Nicolas Bancel: "Je ne vois pas comment il n'y aura pas de faillite dans les mois qui viennent".
Nicolas Bancel: "Je ne vois pas comment il n'y aura pas de faillite dans les mois qui viennent".
La crise sanitaire liée au Covid-19 aura des conséquences financières très lourdes pour le monde du sport professionnel. Interviewé pour Sport Dimanche, Nicolas Bancel, historien du sport et professeur à l’Université de Lausanne, s’inquiète particulièrement pour les clubs de foot endettés.
Nicolas Bancel (historien du sport): ''Je ne vois pas comment, il n'y aura pas de faillite dans les mois qui viennent''
Nicolas Bancel (historien du sport): ''Je ne vois pas comment, il n'y aura pas de faillite dans les mois qui viennent'' / RTS Sport / 6 min. / le 4 mai 2020

Rien qu'en Suisse, le sport génère un chiffre d’affaires de près de 22 milliards de francs, soit l’équivalent de 100'000 emplois à temps plein et contribue à environ 2% du PIB. Au niveau mondial, le sport professionnel représente également 2% du PIB. Autant dire que les enjeux de la crise économique liée au Covid-19 sur ce secteur d'activité sont énormes.

Interrogé par Skype pour Sport Dimanche, Nicolas Bancel, professeur d’histoire du sport à l’Université de Lausanne estime que "les conséquences sur l'économie seront très importantes et ce d’autant plus que c’est un secteur, très employeur de main d'œuvre, qui génère des dizaines de milliers d'emplois."

"Je ne vois pas comment il n'y aura pas de faillite dans les mois qui viennent"

Pour l’historien, tous les sports sont menacés à tous les niveaux mais plus particulièrement encore les sports qui vivent du sponsoring et du merchandising comme le football ou le hockey ou ceux qui, comme la NBA aux Etats-Unis, dépendent en grande partie des droits TV. "Je ne vois pas comment il n'y aura pas de faillite dans les mois qui viennent. La situation financière des grands clubs internationaux est tendue depuis très longtemps, ils naviguent sur une marre de dette. Les pertes vont se chiffrer en milliards de francs et des clubs comme le Barça, le Real Madrid mais aussi des clubs en Italie ou en Angleterre sont très fragilisés par cette crise et directement menacés."

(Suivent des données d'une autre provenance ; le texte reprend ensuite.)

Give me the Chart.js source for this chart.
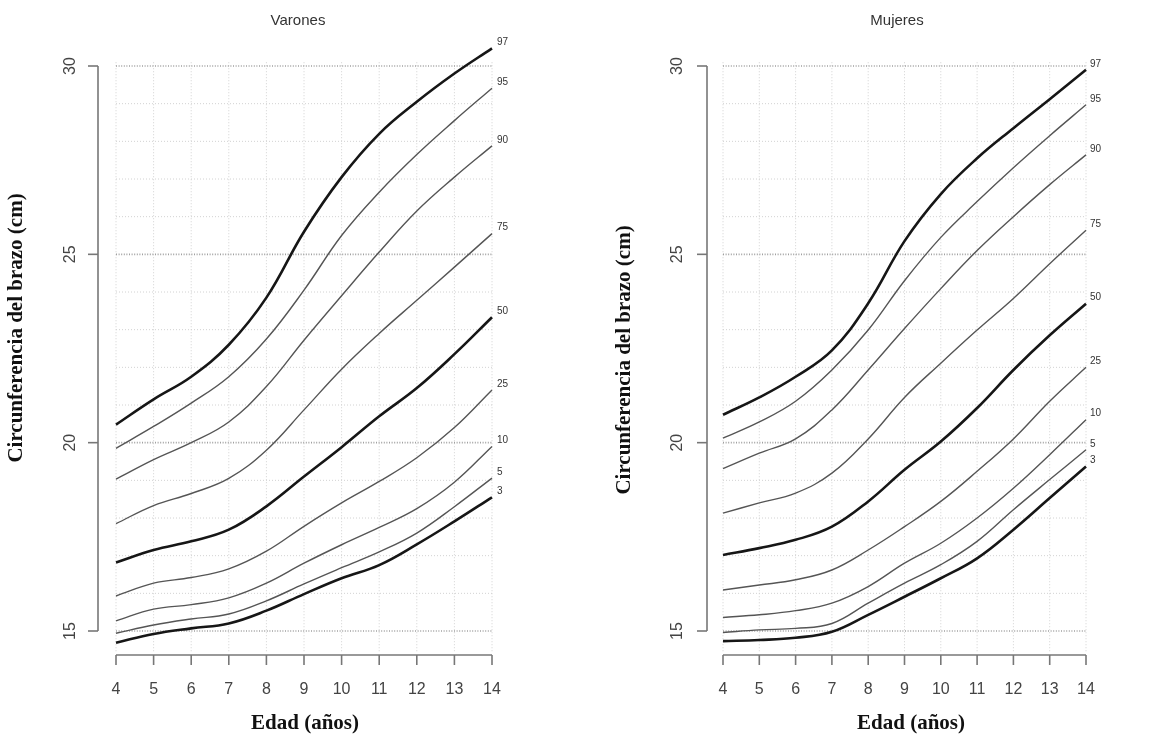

"Toute crise est porteuse d'une leçon"

Nicolas Bancel rappelle que les matches à huis clos, au début de la pandémie, ont été "boudés par les téléspectateurs." Un match à huis-clos est contraire à l’essence même du sport. "Les spectateurs lors d’un match jouent un rôle tout aussi important que les joueurs. Ils sont là pour vibrer, participent de la passion véhiculée par le sport."

L’historien espère que cette crise permettra une saine remise en question du fonctionnement actuel du sport business. "Toute crise est porteuse d'une leçon. Il faudrait envisager d’obliger les clubs à concevoir des réserves, des fonds propres et à limiter les emprunts. Ca limiterait l’endettement, ça permettrait d’assurer des effectifs plus durables et réduirait aussi la course à l’armement au niveau des salaires les plus élevés. C’est aux instances sportives internationales d’agir. On peut aussi imaginer une aide des Etats aux secteurs sportifs les plus en difficultés. Des aides dirigés directement vers les entreprises et les associations pour faire vivre l'économie réelle du sport."